When Gress' first motion to bring the issue to the floor was sidelined by Republican leadership, Democrats responded with shouts of "shame, shame'' and "blood on your hands.''
Martinez, in later explaining why the vote to repeal should be delayed for further conversation, responded in kind.
"We obviously cannot have those conversations when the Democrats are screaming at us and engaging in extremist and insurrectionist behavior on the House floor,'' she said.
Stahl Hamilton, however, argued there is no reason for delay debate and a vote on an issue on which lawmakers appear to already have made up their minds.
"Today, we need to stay in this chamber,'' she said. "We need to do the job that we were elected to do ... and not play games and not discount the lives that are at stake.''
But even some Republicans who want to repeal the law are hesitant to proceed with an immediate vote.
"I have said we need to address it,'' said Rep. David Cook, R-Globe. But he said House leadership said it wanted "time for cooler head to prevail and let's come up with a plan.''
"It's only a few days since we've been handed this,'' Cook said. Anyway, he said, he had not had a chance to read Stahl Hamilton's bill to repeal the old law as it never was put on an agenda for debate.
And Cook said he's not sure that allowing abortion up until 15 weeks -- what would be the effect of repealing the old law -- is the appropriate cutoff.

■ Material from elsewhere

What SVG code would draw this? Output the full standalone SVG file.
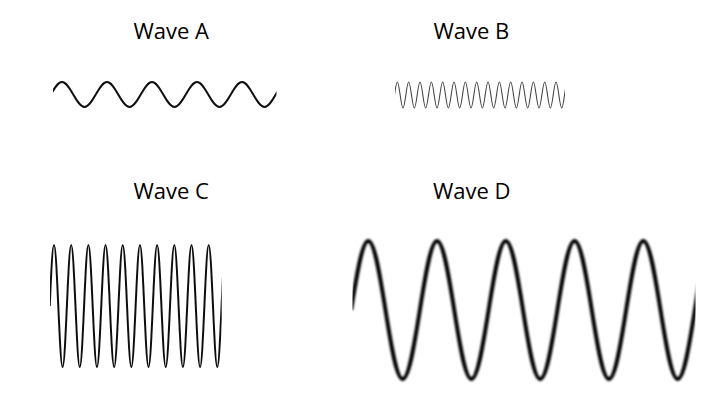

But what exists now, he said, with the Supreme Court reinstating what effectively amounts to a ban, is not acceptable.
"We've got to update the law with today's standards,'' Cook said.
Toma, however, said he doesn't see this as simply a choice between the old abortion ban and a law that allows the procedure until 15 weeks. He said he sees this as an effort to advance an initiative drive that, if approved in November, would allow all abortions through the point of fetal viability and beyond that in cases where a doctor says it is necessary "to protect the life or physical or mental health of the pregnant individual.''
"Nothing happens in a vacuum down here,'' he said.
But Gress said what his colleagues also need to consider is that if they don't repeal the old law, that will make the decision for voters in November between what amounts to a ban and the initiative. And while he said he doesn't support the initiative, "if we don't repeal the ban, it's going to make voters see something is better than nothing.''
If and when the House approves the measure, at least two Senate Republicans already are on record as supporting repeal: T.J. Shope of Coolidge and Shawnna Bolick of Phoenix. And if all 14 Democrats go along, that would provide the necessary 16 votes for final approval.